FIGS. 2 through 4 are illustrative of one preferred embodiment employing the principles of the present invention. In accordance with the principles of the present invention, and for reasons set forth below, a mating roll 49 is rotatably mounted in a pivoted bracket, not shown, in a conventional manner. For example, the mating roll may be fixedly mounted on a shaft which is journalled in bearings mounted on brackets which are pivotally secured to the top wall of the furnace. The pivoted brackets are loaded in any conventional manner, such as by springs, counterweights, magnets or any other equivalent manner, so as to urge the mating roll into proximate contact with the idler roll. The mating roll may be driven at strip speed by either a separate drive motor or by the metal strip fed between the idler roll and mating roll.

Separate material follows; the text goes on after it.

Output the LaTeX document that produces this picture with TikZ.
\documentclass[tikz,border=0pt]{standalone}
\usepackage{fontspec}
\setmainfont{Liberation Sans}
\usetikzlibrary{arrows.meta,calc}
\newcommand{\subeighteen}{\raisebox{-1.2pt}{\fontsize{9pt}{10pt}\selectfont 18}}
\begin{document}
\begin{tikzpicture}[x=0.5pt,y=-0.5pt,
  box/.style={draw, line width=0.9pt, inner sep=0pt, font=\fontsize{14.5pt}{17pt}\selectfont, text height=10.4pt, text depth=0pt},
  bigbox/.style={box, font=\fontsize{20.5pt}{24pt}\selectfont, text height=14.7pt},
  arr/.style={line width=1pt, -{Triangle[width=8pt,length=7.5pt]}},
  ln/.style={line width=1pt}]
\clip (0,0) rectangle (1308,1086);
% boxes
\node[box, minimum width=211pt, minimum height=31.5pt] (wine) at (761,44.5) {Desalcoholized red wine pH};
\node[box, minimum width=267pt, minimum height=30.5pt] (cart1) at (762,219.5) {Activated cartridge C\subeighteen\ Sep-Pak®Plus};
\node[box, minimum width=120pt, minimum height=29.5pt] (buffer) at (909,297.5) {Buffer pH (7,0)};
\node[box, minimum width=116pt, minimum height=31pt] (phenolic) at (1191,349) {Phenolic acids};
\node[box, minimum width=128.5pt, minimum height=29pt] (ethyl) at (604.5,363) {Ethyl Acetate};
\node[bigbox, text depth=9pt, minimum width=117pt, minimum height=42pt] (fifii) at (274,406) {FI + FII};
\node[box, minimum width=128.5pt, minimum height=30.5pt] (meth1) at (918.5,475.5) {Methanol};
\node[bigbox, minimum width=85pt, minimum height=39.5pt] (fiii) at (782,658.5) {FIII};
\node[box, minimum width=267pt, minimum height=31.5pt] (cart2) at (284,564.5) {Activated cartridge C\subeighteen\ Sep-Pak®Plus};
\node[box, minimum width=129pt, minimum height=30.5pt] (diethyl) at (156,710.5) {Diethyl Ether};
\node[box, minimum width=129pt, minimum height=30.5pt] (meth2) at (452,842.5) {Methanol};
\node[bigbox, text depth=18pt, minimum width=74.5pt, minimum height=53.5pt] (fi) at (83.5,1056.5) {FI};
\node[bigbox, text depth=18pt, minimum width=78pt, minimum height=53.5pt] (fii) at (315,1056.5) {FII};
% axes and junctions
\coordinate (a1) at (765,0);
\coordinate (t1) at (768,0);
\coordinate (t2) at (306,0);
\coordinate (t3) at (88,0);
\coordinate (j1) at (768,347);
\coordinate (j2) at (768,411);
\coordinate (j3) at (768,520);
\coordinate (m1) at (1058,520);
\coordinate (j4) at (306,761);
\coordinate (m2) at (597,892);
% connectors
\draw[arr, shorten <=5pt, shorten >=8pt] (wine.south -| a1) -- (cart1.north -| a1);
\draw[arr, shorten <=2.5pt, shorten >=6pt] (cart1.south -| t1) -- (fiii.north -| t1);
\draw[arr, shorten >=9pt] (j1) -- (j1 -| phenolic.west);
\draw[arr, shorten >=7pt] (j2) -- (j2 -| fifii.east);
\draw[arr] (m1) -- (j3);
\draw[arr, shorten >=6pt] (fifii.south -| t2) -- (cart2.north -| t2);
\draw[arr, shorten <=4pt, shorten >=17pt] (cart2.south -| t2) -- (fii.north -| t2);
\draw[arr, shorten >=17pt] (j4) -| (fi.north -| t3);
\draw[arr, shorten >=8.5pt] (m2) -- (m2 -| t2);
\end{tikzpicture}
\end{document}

As is clear from FIGS. 3 and 4, the mating roll 49 is mounted so as to be in proximate contact with the seal means 39 and 41 on the side plate 37 and end walls 35, respectively, in the same manner as previously set forth for idler roll 47. In addition, the face of mating roll 49, under the influence of the above-described load means, is urged into proximate contact with the face of idler roll 47. The mating roll 49, when mounted in the above-described manner, cooperates with idler roll 47, end walls 35 and side plates 37 to substantially seal enclosed space 38 from the atmospheric environment. While the surfaces faces of idler roll 47 and mating roll 49 need not be in actual contact with each other in order to form an effective seal, it is desired that the gap between the two surfaces be no more than 1/4".

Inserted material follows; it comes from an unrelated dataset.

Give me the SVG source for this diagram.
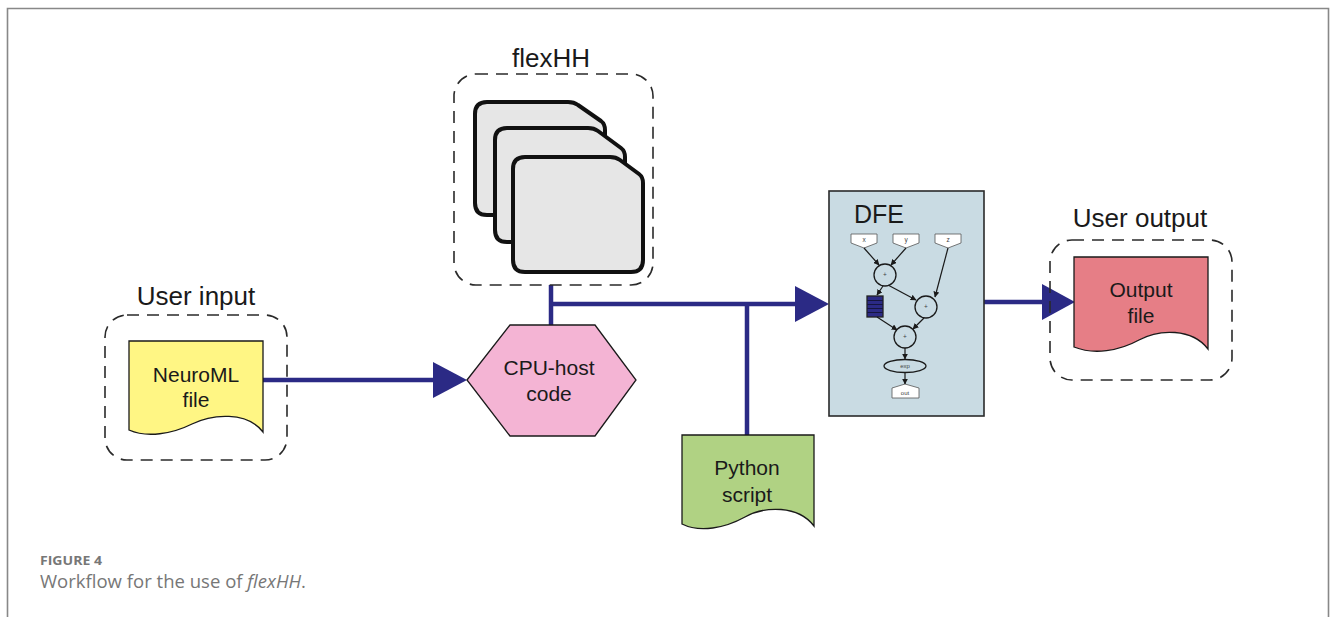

The seal means must be of a material having a low coefficient of friction, good wear qualities and capable of withstanding temperatures up to 250°C One such material available is a fluoro plastic such as Teflon®.

The remaining components of this apparatus are fabricated from materials capable of withstanding the elevated temperatures which arise from operation of continuous strip furnaces.

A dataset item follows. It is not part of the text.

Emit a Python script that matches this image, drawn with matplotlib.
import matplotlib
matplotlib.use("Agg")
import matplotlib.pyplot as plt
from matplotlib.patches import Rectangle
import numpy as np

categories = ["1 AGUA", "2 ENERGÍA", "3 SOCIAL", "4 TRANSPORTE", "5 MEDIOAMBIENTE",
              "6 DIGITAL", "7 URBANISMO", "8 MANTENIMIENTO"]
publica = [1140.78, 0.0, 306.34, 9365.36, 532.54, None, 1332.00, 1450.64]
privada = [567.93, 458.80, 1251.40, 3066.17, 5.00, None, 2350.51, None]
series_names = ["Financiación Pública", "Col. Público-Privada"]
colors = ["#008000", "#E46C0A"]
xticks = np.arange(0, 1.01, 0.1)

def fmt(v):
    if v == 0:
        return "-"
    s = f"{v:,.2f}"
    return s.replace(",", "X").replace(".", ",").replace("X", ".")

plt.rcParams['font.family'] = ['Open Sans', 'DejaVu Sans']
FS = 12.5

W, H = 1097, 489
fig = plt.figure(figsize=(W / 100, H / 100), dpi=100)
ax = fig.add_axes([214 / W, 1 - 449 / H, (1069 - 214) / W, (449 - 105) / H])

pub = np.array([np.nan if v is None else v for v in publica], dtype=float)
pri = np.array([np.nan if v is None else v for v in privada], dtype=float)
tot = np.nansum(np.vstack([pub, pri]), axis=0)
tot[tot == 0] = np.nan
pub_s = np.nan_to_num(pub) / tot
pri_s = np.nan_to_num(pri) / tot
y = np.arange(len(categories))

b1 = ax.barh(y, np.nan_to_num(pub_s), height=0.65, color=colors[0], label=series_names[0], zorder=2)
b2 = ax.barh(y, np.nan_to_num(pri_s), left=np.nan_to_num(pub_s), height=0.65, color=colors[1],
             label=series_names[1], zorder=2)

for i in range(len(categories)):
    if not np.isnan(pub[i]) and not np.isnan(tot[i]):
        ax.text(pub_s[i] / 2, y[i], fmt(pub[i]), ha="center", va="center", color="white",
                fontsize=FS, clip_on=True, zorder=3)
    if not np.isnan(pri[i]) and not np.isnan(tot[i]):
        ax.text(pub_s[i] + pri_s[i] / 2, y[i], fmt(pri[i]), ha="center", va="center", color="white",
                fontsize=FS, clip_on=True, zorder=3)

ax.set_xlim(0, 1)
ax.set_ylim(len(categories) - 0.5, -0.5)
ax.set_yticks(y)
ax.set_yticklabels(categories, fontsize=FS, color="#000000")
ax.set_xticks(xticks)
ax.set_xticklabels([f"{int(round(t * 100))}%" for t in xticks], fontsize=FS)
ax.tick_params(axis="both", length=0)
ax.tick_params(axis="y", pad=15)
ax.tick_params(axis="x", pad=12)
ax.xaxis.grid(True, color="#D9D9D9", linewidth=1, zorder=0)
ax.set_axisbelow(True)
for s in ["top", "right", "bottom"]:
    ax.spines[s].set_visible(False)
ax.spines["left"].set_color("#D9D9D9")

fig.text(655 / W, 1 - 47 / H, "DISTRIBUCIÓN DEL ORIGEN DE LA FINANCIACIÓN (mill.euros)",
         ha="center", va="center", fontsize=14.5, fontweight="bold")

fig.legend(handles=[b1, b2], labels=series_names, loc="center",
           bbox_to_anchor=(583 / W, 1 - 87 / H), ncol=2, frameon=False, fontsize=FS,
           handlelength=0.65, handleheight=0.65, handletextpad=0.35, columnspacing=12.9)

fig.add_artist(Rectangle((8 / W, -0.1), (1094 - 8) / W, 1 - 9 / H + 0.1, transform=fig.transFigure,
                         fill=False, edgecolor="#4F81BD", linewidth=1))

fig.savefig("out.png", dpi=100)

The operation of the foregoing-described apparatus is as follows.

The metal strip to be treated is fed over the top entry roll 47 through passage 33, inlet 27 into the interior 29 of furnace 21. The inlet is substantially sealed from atmospheric environment by the mating faces of the two rolls which seal on the metal strip, the end faces of each roll which seal with the wipe plates on the end walls and the mating face of each roll with its respective wipe plate located on the side plate. The fact that the brackets that support the mating roll are pivotally mounted allows the mating roll to back off the strip when the thickness of the metal strip increases, as is the case when the strip ends, which are stitched together, pass between the rolls. The mating roll will be urged back toward the idler roll after the passage of the strip stitch under the influence of the load which is applied to the pivoted brackets. The enclosed space 38 is fed with cooled gas from the furnace atmosphere under pressure via pipes 45. The furnace has a recirculatory fan for the cooling zone and a recirculatory fan for the heating (annealing) zone. A branch line, from the main recirculatory fan cooling zone duct work, presently supplies cold atmospheric gas to various parts of the entire system. One of these present ports is the furnace inlet area for make up and cooling. This supply can still serve the furnace inlet area and with a slight piping modification pressurize the furnace inlet in its entirety. The presence of the pressurized gas in the enclosed space serves two functions. The gas cools both the top and mating roll and, secondly, the pressurized enclosure aids in preventing air from being drawn into the furnace environment.

Though the foregoing description has proceeded with reference to a particular mating roll sealing apparatus, the present invention should not be so limited, as variations in the sealing apparatus are contemplated within the scope of the principles of the present invention. Thus, a pivoted plate could be employed in lieu of the mating roll. Likewise, a flexible flap-type seal could be employed. In addition, the bottom exit roll can be sealed in a like manner as could the entrance and exit roll in any conventional strip furnace.

It is to be understood that the invention is not limited to the illustrations described and shown herein, which are deemed to be merely illustrative of the best modes of carrying out the invention, and which are susceptible of modification of form, size, arrangement of parts and details of operation. The invention rather is intended to encompass all such modifications which are within its spirit and scope as defined by the claims.

Claims

1. In a continuous strip treating furnace having an annealing chamber with an end inlet and an end outlet for said strip, end sealing means for said chamber comprising the combination of a first rotatable roll fixedly mounted on an end of said chamber for guiding the said strip through the furnace, a movable rotatable mating roll pivotally mounted adjacent to said first roll, and means urging said movable roll toward said first roll to contact the said strip and press it between the said roll surfaces, thereby substantially sealing the said chamber against the entry therein of ambient atmosphere.

2. A continuous strip treating furnace according to claim 1 wherein the said end sealing means are at the chamber inlet.

3. A continuous strip treating furnace according to claim 1 wherein the said end sealing means are at the chamber outlet.

4. A continuous strip treating furnace according to claim 1 wherein the said end sealing means are at both the chamber inlet and outlet.

5. A continuous strip furnace according to claim 1 wherein said sealing means for said chamber further include wipe plates fixed to chamber end wall members, said wipe plates extending from the said wall members into the space adjacent to the said rolls.

6. A continuous strip furnace according to claim 1 further comprising means for feeding gas under pressure around said strip within said chamber end so that gas leaving the said chamber flows over the said strip and roll surfaces, thereby preventing the entry of ambient atmosphere into said chamber.